Celebrating Mass in Fatima for the Oct. 13 feast day, Cardinal Giovanni Battista Re said the root of the crises in today’s world, both economic and moral, is the “absence of God.”
The retired prefect of the Congregation for Bishops, and the Pontifical Commission for Latin America, said that faith is something essential that cannot be marginalized or considered irrelevant, “because it changes radically the way of thinking and acting.” And it is not only about eternal salvation, but about something fundamental for “a serene life on this earth.”
“Without God, man and woman no longer have principles that illumine the path of life,” continued the Cardinal, asserting that “when God loses the central place due to Him, man also loses his place.”
This is because “far from God, the human being loses himself and is at the mercy of personal egoisms and group interests.”
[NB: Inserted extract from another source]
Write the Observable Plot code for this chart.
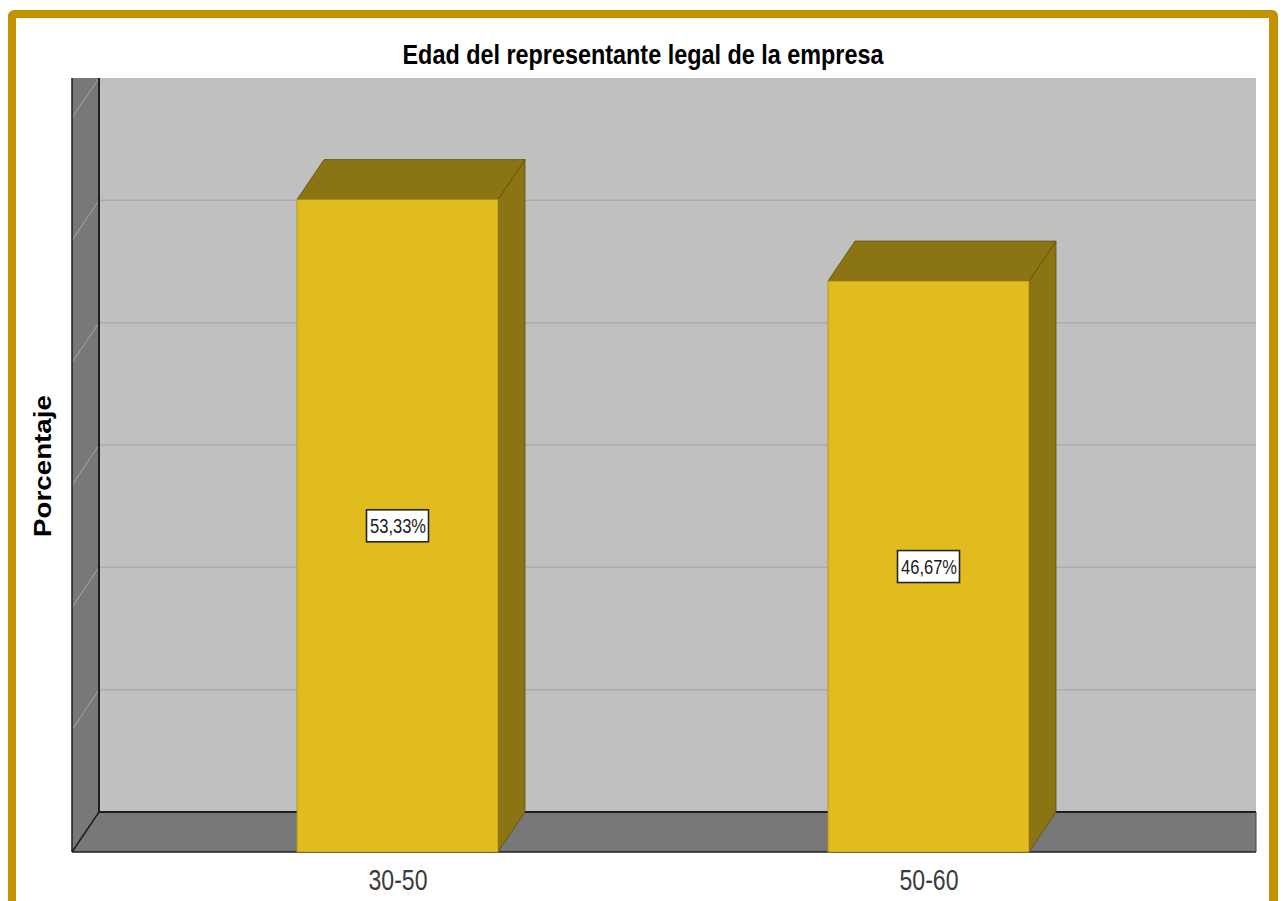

Focused on the problem of the lack of faith, Carinal Re recalled that the Gospel of the day took him in thought to the Temple of Jerusalem, which Christ found changed into a “den of thieves and merchants.”
In pointing out this reading, the cardinal requested the pilgrims to ask themselves about “the place that God has in our hearts and in our lives,” warning of the danger when “God becomes the last of our concerns.”
He asserted that the Fatima apparitions continue transmitting a message of holiness and an invitation to change one’s life.